**GIVEN TASK:** Omit the images. Copy each entry word for word.
>>>>>
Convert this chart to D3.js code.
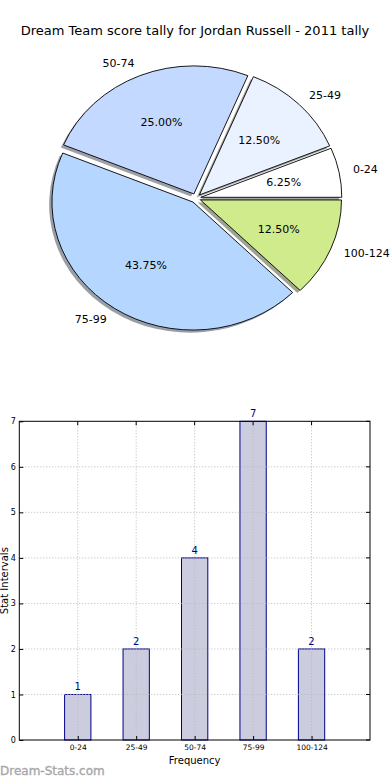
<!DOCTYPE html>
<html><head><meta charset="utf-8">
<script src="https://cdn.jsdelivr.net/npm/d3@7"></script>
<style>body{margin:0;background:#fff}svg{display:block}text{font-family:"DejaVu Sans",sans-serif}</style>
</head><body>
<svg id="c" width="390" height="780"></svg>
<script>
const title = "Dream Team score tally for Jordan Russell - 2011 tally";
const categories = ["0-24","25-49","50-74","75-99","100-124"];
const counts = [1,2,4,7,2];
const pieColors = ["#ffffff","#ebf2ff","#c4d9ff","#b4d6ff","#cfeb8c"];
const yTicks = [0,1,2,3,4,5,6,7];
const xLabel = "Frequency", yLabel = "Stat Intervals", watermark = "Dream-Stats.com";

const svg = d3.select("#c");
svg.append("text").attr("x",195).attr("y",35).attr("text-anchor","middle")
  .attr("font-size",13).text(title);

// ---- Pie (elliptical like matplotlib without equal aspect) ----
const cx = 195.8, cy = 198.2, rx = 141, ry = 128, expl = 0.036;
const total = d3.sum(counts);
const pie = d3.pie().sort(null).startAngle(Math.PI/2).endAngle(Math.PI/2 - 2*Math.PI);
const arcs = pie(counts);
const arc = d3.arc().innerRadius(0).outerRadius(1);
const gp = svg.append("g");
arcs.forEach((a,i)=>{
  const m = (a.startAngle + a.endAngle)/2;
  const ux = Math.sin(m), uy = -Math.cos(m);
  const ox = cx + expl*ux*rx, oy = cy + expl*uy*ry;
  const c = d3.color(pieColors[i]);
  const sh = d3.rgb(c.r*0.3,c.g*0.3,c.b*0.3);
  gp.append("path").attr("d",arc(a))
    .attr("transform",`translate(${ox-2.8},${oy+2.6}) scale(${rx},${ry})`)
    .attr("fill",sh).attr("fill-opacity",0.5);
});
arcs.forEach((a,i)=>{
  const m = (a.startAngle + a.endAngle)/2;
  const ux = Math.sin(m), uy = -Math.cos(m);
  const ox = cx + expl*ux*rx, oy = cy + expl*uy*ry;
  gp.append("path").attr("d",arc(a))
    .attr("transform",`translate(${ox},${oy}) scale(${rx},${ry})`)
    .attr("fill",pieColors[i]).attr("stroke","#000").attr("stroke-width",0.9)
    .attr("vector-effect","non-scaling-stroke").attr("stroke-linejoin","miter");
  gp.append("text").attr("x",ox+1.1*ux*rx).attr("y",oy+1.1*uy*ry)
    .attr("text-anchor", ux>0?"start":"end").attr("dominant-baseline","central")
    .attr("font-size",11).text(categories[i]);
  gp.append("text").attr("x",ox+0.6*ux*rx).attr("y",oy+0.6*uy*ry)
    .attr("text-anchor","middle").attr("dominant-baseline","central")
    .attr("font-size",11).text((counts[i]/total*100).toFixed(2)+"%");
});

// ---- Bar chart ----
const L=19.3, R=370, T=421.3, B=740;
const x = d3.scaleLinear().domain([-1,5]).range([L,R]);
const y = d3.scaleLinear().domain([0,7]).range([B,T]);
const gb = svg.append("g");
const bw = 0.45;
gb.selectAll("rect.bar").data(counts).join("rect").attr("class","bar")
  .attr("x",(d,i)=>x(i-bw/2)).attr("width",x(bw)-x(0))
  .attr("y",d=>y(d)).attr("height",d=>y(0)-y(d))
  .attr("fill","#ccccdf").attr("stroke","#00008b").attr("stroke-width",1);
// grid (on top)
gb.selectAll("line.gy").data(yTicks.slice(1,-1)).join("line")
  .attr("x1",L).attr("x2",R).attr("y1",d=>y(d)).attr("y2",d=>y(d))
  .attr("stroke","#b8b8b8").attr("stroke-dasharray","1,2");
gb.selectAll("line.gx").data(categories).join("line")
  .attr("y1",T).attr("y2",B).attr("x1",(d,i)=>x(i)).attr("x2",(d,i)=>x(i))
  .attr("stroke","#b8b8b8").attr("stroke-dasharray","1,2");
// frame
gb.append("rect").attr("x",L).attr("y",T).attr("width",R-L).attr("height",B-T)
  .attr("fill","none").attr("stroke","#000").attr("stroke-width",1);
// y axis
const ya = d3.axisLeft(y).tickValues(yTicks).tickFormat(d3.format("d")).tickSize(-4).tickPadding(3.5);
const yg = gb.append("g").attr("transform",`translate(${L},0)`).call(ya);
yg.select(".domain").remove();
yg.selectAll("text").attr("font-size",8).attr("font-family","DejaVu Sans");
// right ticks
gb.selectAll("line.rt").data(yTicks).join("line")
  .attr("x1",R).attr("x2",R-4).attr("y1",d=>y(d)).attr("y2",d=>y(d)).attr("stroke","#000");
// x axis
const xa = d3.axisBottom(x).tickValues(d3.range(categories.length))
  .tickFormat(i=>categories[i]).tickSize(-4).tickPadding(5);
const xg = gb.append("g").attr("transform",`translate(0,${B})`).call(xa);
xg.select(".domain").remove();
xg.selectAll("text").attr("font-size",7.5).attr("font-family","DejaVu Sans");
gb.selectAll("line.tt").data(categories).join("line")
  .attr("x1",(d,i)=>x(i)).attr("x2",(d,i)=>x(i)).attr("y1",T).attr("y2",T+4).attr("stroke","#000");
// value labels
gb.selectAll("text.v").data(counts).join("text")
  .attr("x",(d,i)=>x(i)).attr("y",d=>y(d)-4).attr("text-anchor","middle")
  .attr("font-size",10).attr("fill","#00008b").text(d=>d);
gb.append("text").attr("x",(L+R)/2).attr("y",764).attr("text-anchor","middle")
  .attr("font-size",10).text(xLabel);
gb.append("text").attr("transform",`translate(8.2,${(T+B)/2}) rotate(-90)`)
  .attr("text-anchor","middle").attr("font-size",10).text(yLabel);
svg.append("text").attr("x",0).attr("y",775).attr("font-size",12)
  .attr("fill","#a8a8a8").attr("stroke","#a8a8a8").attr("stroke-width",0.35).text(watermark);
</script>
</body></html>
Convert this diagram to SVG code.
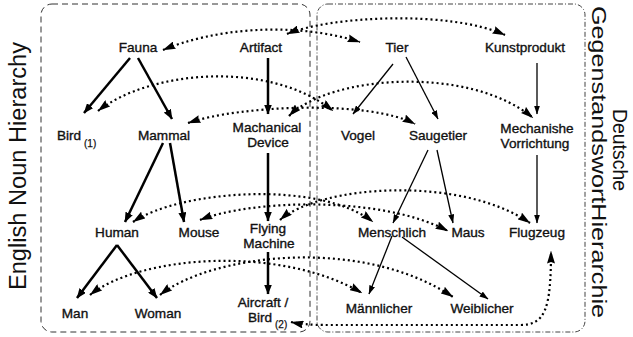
<<<<<
**SOLUTION TO THE EXERCISE:**
Convert this chart to D3.js code.
<!DOCTYPE html>
<html><head><meta charset="utf-8">
<script src="https://cdn.jsdelivr.net/npm/d3@7"></script>
<style>body{margin:0;background:#fff}svg{display:block}text{font-family:"DejaVu Sans",sans-serif}</style>
</head><body>
<svg id="c" width="390" height="780"></svg>
<script>
const title = "Dream Team score tally for Jordan Russell - 2011 tally";
const categories = ["0-24","25-49","50-74","75-99","100-124"];
const counts = [1,2,4,7,2];
const pieColors = ["#ffffff","#ebf2ff","#c4d9ff","#b4d6ff","#cfeb8c"];
const yTicks = [0,1,2,3,4,5,6,7];
const xLabel = "Frequency", yLabel = "Stat Intervals", watermark = "Dream-Stats.com";

const svg = d3.select("#c");
svg.append("text").attr("x",195).attr("y",35).attr("text-anchor","middle")
  .attr("font-size",13).text(title);

// ---- Pie (elliptical like matplotlib without equal aspect) ----
const cx = 195.8, cy = 198.2, rx = 141, ry = 128, expl = 0.036;
const total = d3.sum(counts);
const pie = d3.pie().sort(null).startAngle(Math.PI/2).endAngle(Math.PI/2 - 2*Math.PI);
const arcs = pie(counts);
const arc = d3.arc().innerRadius(0).outerRadius(1);
const gp = svg.append("g");
arcs.forEach((a,i)=>{
  const m = (a.startAngle + a.endAngle)/2;
  const ux = Math.sin(m), uy = -Math.cos(m);
  const ox = cx + expl*ux*rx, oy = cy + expl*uy*ry;
  const c = d3.color(pieColors[i]);
  const sh = d3.rgb(c.r*0.3,c.g*0.3,c.b*0.3);
  gp.append("path").attr("d",arc(a))
    .attr("transform",`translate(${ox-2.8},${oy+2.6}) scale(${rx},${ry})`)
    .attr("fill",sh).attr("fill-opacity",0.5);
});
arcs.forEach((a,i)=>{
  const m = (a.startAngle + a.endAngle)/2;
  const ux = Math.sin(m), uy = -Math.cos(m);
  const ox = cx + expl*ux*rx, oy = cy + expl*uy*ry;
  gp.append("path").attr("d",arc(a))
    .attr("transform",`translate(${ox},${oy}) scale(${rx},${ry})`)
    .attr("fill",pieColors[i]).attr("stroke","#000").attr("stroke-width",0.9)
    .attr("vector-effect","non-scaling-stroke").attr("stroke-linejoin","miter");
  gp.append("text").attr("x",ox+1.1*ux*rx).attr("y",oy+1.1*uy*ry)
    .attr("text-anchor", ux>0?"start":"end").attr("dominant-baseline","central")
    .attr("font-size",11).text(categories[i]);
  gp.append("text").attr("x",ox+0.6*ux*rx).attr("y",oy+0.6*uy*ry)
    .attr("text-anchor","middle").attr("dominant-baseline","central")
    .attr("font-size",11).text((counts[i]/total*100).toFixed(2)+"%");
});

// ---- Bar chart ----
const L=19.3, R=370, T=421.3, B=740;
const x = d3.scaleLinear().domain([-1,5]).range([L,R]);
const y = d3.scaleLinear().domain([0,7]).range([B,T]);
const gb = svg.append("g");
const bw = 0.45;
gb.selectAll("rect.bar").data(counts).join("rect").attr("class","bar")
  .attr("x",(d,i)=>x(i-bw/2)).attr("width",x(bw)-x(0))
  .attr("y",d=>y(d)).attr("height",d=>y(0)-y(d))
  .attr("fill","#ccccdf").attr("stroke","#00008b").attr("stroke-width",1);
// grid (on top)
gb.selectAll("line.gy").data(yTicks.slice(1,-1)).join("line")
  .attr("x1",L).attr("x2",R).attr("y1",d=>y(d)).attr("y2",d=>y(d))
  .attr("stroke","#b8b8b8").attr("stroke-dasharray","1,2");
gb.selectAll("line.gx").data(categories).join("line")
  .attr("y1",T).attr("y2",B).attr("x1",(d,i)=>x(i)).attr("x2",(d,i)=>x(i))
  .attr("stroke","#b8b8b8").attr("stroke-dasharray","1,2");
// frame
gb.append("rect").attr("x",L).attr("y",T).attr("width",R-L).attr("height",B-T)
  .attr("fill","none").attr("stroke","#000").attr("stroke-width",1);
// y axis
const ya = d3.axisLeft(y).tickValues(yTicks).tickFormat(d3.format("d")).tickSize(-4).tickPadding(3.5);
const yg = gb.append("g").attr("transform",`translate(${L},0)`).call(ya);
yg.select(".domain").remove();
yg.selectAll("text").attr("font-size",8).attr("font-family","DejaVu Sans");
// right ticks
gb.selectAll("line.rt").data(yTicks).join("line")
  .attr("x1",R).attr("x2",R-4).attr("y1",d=>y(d)).attr("y2",d=>y(d)).attr("stroke","#000");
// x axis
const xa = d3.axisBottom(x).tickValues(d3.range(categories.length))
  .tickFormat(i=>categories[i]).tickSize(-4).tickPadding(5);
const xg = gb.append("g").attr("transform",`translate(0,${B})`).call(xa);
xg.select(".domain").remove();
xg.selectAll("text").attr("font-size",7.5).attr("font-family","DejaVu Sans");
gb.selectAll("line.tt").data(categories).join("line")
  .attr("x1",(d,i)=>x(i)).attr("x2",(d,i)=>x(i)).attr("y1",T).attr("y2",T+4).attr("stroke","#000");
// value labels
gb.selectAll("text.v").data(counts).join("text")
  .attr("x",(d,i)=>x(i)).attr("y",d=>y(d)-4).attr("text-anchor","middle")
  .attr("font-size",10).attr("fill","#00008b").text(d=>d);
gb.append("text").attr("x",(L+R)/2).attr("y",764).attr("text-anchor","middle")
  .attr("font-size",10).text(xLabel);
gb.append("text").attr("transform",`translate(8.2,${(T+B)/2}) rotate(-90)`)
  .attr("text-anchor","middle").attr("font-size",10).text(yLabel);
svg.append("text").attr("x",0).attr("y",775).attr("font-size",12)
  .attr("fill","#a8a8a8").attr("stroke","#a8a8a8").attr("stroke-width",0.35).text(watermark);
</script>
</body></html>
Convert this diagram to SVG code.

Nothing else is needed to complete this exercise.